Simply put, the Mavs wanted to make it as painful as possible for the Houston Rockets to exercise their right to match the offer to Parsons, the promising, productive small forward who is just entering his prime at 25.

As detailed by dallasbasketball.com, the Mavs have thrown a major wrench into the rival Rockets' offseason plans. The offer sheet to Parsons, along with the max salaries of Dwight Howard and James Harden, makes it practically impossible for Houston to execute the one-two punch of signing Chris Bosh to a max deal and keeping Parsons, even if the Rockets shed the salaries of every other player on the roster.

Houston general manager Daryl Morey has been forced into making difficult decisions the next few days. Does he scramble to dump salaries, attempt to talk Bosh into taking a less-than-max deal, and enter luxury-tax territory by matching the offer to Parsons? Does Morey swallow hard and pay Parsons much more than the Rockets planned while keeping their bargain-priced role players, sacrificing the ability to make a major addition to the core of a team that failed to get out of the first round of the playoffs?

These can't be the kinds of decisions Morey saw coming when he declined the option to pay Parsons $965,000 next season, a move the Rockets' front office surely regrets right now.

Maybe Morey believed that having the restricted tag on Parsons, who would have been an unrestricted free agent next summer if he completed his rookie deal, would depress his value in the open market. It had the opposite effect, as was the case with Utah Jazz small forward Gordon Hayward, who signed a four-year, $63 million offer sheet with the Charlotte Hornets.

Morey clearly hoped that Parsons would play ball with the Rockets, waiting until Houston had taken care of its other major business before cashing in with a big contract. However, Parsons obviously felt the need to put pressure on the Rockets to get paid as much as possible.

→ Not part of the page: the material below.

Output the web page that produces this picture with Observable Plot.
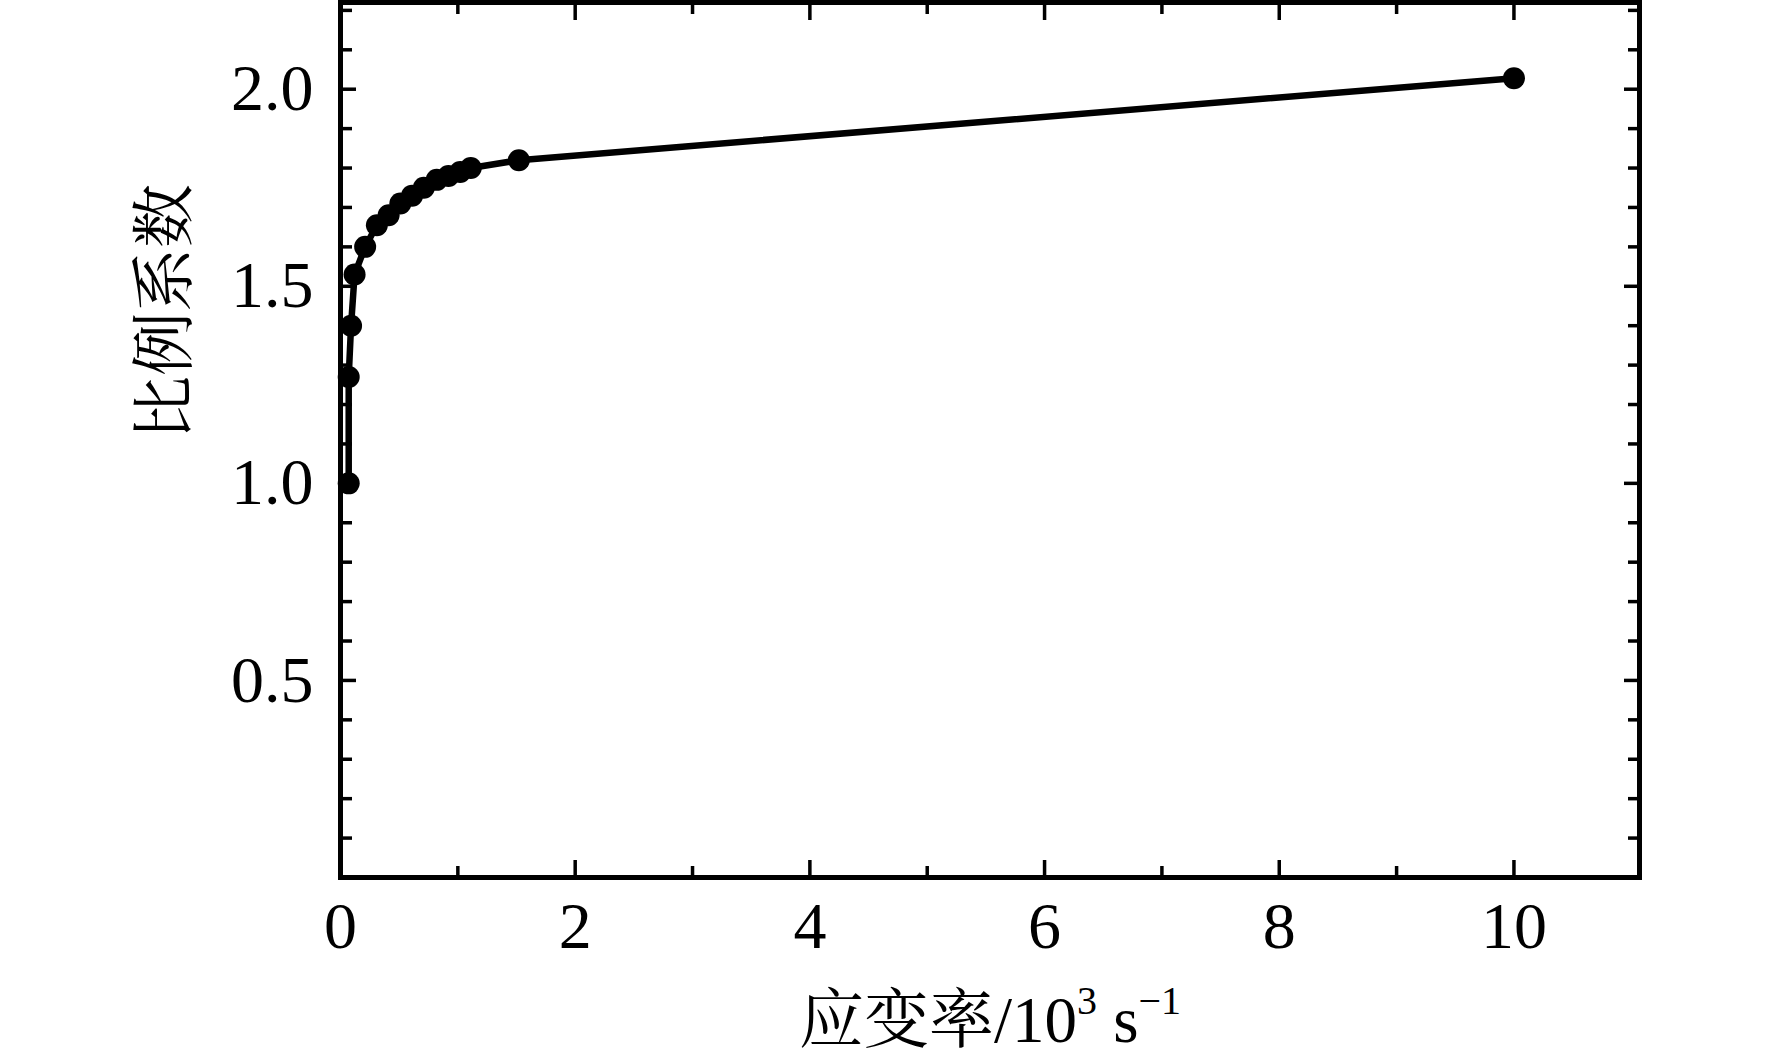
<!DOCTYPE html>
<html>
<head>
<meta charset="utf-8">
<script src="https://cdn.jsdelivr.net/npm/d3@7"></script>
<script src="https://cdn.jsdelivr.net/npm/@observablehq/plot@0.6"></script>
<style>
  body { margin: 0; background: #fff; }
</style>
</head>
<body>
<div id="chart"></div>
<script>
// strain rate (10^3 s^-1) against ratio coefficient
const strainRate = [0.07, 0.07, 0.09, 0.12, 0.21, 0.31, 0.41, 0.51, 0.61, 0.71, 0.82, 0.92, 1.02, 1.11, 1.52, 10];
const ratio = [1.00, 1.27, 1.40, 1.53, 1.60, 1.655, 1.68, 1.71, 1.73, 1.75, 1.77, 1.78, 1.79, 1.80, 1.82, 2.028];

const xMajor = [0, 2, 4, 6, 8, 10];
const xMinor = [1, 3, 5, 7, 9];
const yMajor = [0.5, 1.0, 1.5, 2.0];
const yMinor = [0.1, 0.2, 0.3, 0.4, 0.6, 0.7, 0.8, 0.9, 1.1, 1.2, 1.3, 1.4, 1.6, 1.7, 1.8, 1.9, 2.1, 2.2];

// x title pieces: [text, superscript?]
const xLabelParts = [["应变率/10", false], ["3", true], [" s", false], ["−1", true]];
const xLabel = xLabelParts.map(p => p[0]).join("");
const yLabel = "比例系数";

const rows = strainRate.map((x, i) => ({x, y: ratio[i]}));

const latin = "Liberation Serif, Times New Roman, serif";
const cjk = "Liberation Serif, Noto Serif CJK SC, Noto Sans CJK SC, serif";
const blank = () => "";

const tickOpts = {strokeWidth: 3.5, tickFormat: blank, label: null};

const chart = Plot.plot({
  width: 1772,
  height: 1064,
  marginLeft: 340,
  marginRight: 133,
  marginTop: 2,
  marginBottom: 187,
  style: {background: "#fff", color: "#000"},
  x: {domain: [0, 11.07]},
  y: {domain: [0, 2.22]},
  marks: [
    // inward ticks on all four sides
    Plot.axisX({...tickOpts, anchor: "bottom", ticks: xMajor, tickSize: -17}),
    Plot.axisX({...tickOpts, anchor: "bottom", ticks: xMinor, tickSize: -11}),
    Plot.axisX({...tickOpts, anchor: "top", ticks: xMajor, tickSize: -17}),
    Plot.axisX({...tickOpts, anchor: "top", ticks: xMinor, tickSize: -11}),
    Plot.axisY({...tickOpts, anchor: "left", ticks: yMajor, tickSize: -16}),
    Plot.axisY({...tickOpts, anchor: "left", ticks: yMinor, tickSize: -12}),
    Plot.axisY({...tickOpts, anchor: "right", ticks: yMajor, tickSize: -16}),
    Plot.axisY({...tickOpts, anchor: "right", ticks: yMinor, tickSize: -12}),
    // tick labels
    Plot.axisX({anchor: "bottom", ticks: xMajor, tickSize: 0, tickPadding: 24, tickFormat: d3.format("d"),
      fontSize: 66, fontFamily: latin, label: null}),
    Plot.axisY({anchor: "left", ticks: yMajor, tickSize: 0, tickPadding: 27, tickFormat: d3.format(".1f"),
      fontSize: 66, fontFamily: latin, label: null}),
    Plot.frame({stroke: "#000", strokeWidth: 5}),
    Plot.line(rows, {x: "x", y: "y", stroke: "#000", strokeWidth: 6.5}),
    Plot.dot(rows, {x: "x", y: "y", r: 11, fill: "#000", stroke: "none"}),
    // axis titles
    Plot.text([xLabel], {text: d => d, frameAnchor: "bottom", dy: 144, lineAnchor: "middle",
      fontSize: 65, fontFamily: cjk, fill: "#000"}),
    Plot.text([yLabel], {text: d => d, frameAnchor: "left", dx: -175, rotate: -90, lineAnchor: "middle",
      fontSize: 64, fontFamily: cjk, fill: "#000"})
  ]
});

// rebuild the x title with real superscripts
const xTitle = d3.select(chart).selectAll("text").filter(function() { return this.textContent === xLabel; });
xTitle.text(null);
let raised = false;
for (const [part, sup] of xLabelParts) {
  const span = xTitle.append("tspan").text(part);
  if (sup) span.attr("font-size", 40);
  if (sup !== raised) span.attr("dy", sup ? -28 : 28);
  raised = sup;
}

document.getElementById("chart").appendChild(chart);
</script>
</body>
</html>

If the Mavs are being honest, they'll admit that Parsons will be overpaid, no matter the market trend. They pegged the Plan B tier of small forwards in free agency -- Parsons, Hayward, Trevor Ariza and Luol Deng -- as a group whose value ranged from $8 million to $12 million per year.

Parson was the Mavs' preferred target among the Plan Bs, but they had to go big if they were going to roll the dice on a restricted free agent who fits in the plans of his current team. The asking prices of Ariza and Deng are higher than the Mavs' perceived value of those players, so Dallas was going to have to bid higher than they hoped to get any small forward in that tier. If that's the case, it makes the most sense to do so with Parsons, whose arrow is going up after averaging career highs of 16.6 points, 5.5 rebounds and 4.0 assists last season.

The hometown-discount deal of Dirk Nowitzki gives the Mavs the luxury of overpaying to upgrade at small forward. Nowitzki's new three-year deal will pay him in the neighborhood of $10 million per season, a number the Rockets would double in a heartbeat if they could get their hands on the sweetest-shooting 7-footer in NBA history.

Parsons at $15 million per year? That's an awfully steep price.

A Nowitzki-Parsons forward pair at $25 million per year? That's an awesome value.